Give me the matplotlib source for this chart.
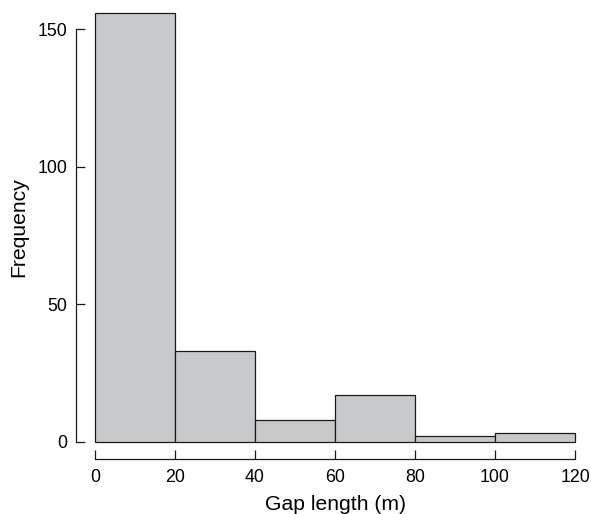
"""Histogram of gap lengths."""

import matplotlib
matplotlib.use('Agg')
import matplotlib.pyplot as plt
import numpy as np

BIN_EDGES = [0, 20, 40, 60, 80, 100, 120]
COUNTS = [156, 33, 8, 17, 2, 3]
X_TICKS = [0, 20, 40, 60, 80, 100, 120]
Y_TICKS = [0, 50, 100, 150]

X_LABEL = 'Gap length (m)'
Y_LABEL = 'Frequency'

BAR_COLOR = '#c8c9cb'
TICK_SIZE = 12.8
LABEL_SIZE = 15.2


def main():
    """."""
    plt.rcParams['font.family'] = ['Liberation Sans', 'DejaVu Sans']

    fig = plt.figure(figsize=(5.91, 5.14), dpi=100)
    ax = fig.add_axes([0.1283, 0.1074, 0.8772, 0.9016])

    edges = np.array(BIN_EDGES)
    ax.hist(edges[:-1], bins=edges, weights=COUNTS, color=BAR_COLOR,
            edgecolor='#1a1a1a', linewidth=0.9)

    # R-style axes: 4% padding, detached spines, inward ticks
    ax.set_xlim(-4.8, 124.8)
    ax.set_ylim(-6.24, 162.24)
    for side in ('top', 'right'):
        ax.spines[side].set_visible(False)
    ax.spines['left'].set_bounds(0, 150)
    ax.spines['bottom'].set_bounds(0, 120)
    for side in ('left', 'bottom'):
        ax.spines[side].set_linewidth(0.9)
        ax.spines[side].set_color('#1a1a1a')

    ax.set_xticks(X_TICKS)
    ax.set_yticks(Y_TICKS)
    ax.tick_params(direction='in', length=6.5, width=0.9, color='#1a1a1a',
                   labelsize=TICK_SIZE, pad=6)
    ax.tick_params(axis='x', pad=7)

    ax.set_xlabel(X_LABEL, fontsize=LABEL_SIZE, labelpad=7)
    ax.set_ylabel(Y_LABEL, fontsize=LABEL_SIZE, labelpad=7)

    fig.savefig('out.png', dpi=100)
    plt.close(fig)


if __name__ == '__main__':
    main()
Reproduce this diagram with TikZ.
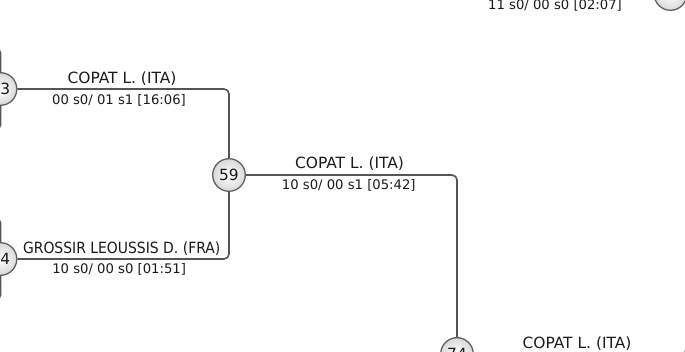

Brief:
Transcribe the preceding listing in its entirety and with exact wording, leaving out pictures.

Solution to this task:
Give me the matplotlib source for this chart.
"""Histogram of gap lengths."""

import matplotlib
matplotlib.use('Agg')
import matplotlib.pyplot as plt
import numpy as np

BIN_EDGES = [0, 20, 40, 60, 80, 100, 120]
COUNTS = [156, 33, 8, 17, 2, 3]
X_TICKS = [0, 20, 40, 60, 80, 100, 120]
Y_TICKS = [0, 50, 100, 150]

X_LABEL = 'Gap length (m)'
Y_LABEL = 'Frequency'

BAR_COLOR = '#c8c9cb'
TICK_SIZE = 12.8
LABEL_SIZE = 15.2


def main():
    """."""
    plt.rcParams['font.family'] = ['Liberation Sans', 'DejaVu Sans']

    fig = plt.figure(figsize=(5.91, 5.14), dpi=100)
    ax = fig.add_axes([0.1283, 0.1074, 0.8772, 0.9016])

    edges = np.array(BIN_EDGES)
    ax.hist(edges[:-1], bins=edges, weights=COUNTS, color=BAR_COLOR,
            edgecolor='#1a1a1a', linewidth=0.9)

    # R-style axes: 4% padding, detached spines, inward ticks
    ax.set_xlim(-4.8, 124.8)
    ax.set_ylim(-6.24, 162.24)
    for side in ('top', 'right'):
        ax.spines[side].set_visible(False)
    ax.spines['left'].set_bounds(0, 150)
    ax.spines['bottom'].set_bounds(0, 120)
    for side in ('left', 'bottom'):
        ax.spines[side].set_linewidth(0.9)
        ax.spines[side].set_color('#1a1a1a')

    ax.set_xticks(X_TICKS)
    ax.set_yticks(Y_TICKS)
    ax.tick_params(direction='in', length=6.5, width=0.9, color='#1a1a1a',
                   labelsize=TICK_SIZE, pad=6)
    ax.tick_params(axis='x', pad=7)

    ax.set_xlabel(X_LABEL, fontsize=LABEL_SIZE, labelpad=7)
    ax.set_ylabel(Y_LABEL, fontsize=LABEL_SIZE, labelpad=7)

    fig.savefig('out.png', dpi=100)
    plt.close(fig)


if __name__ == '__main__':
    main()
Reproduce this diagram with TikZ.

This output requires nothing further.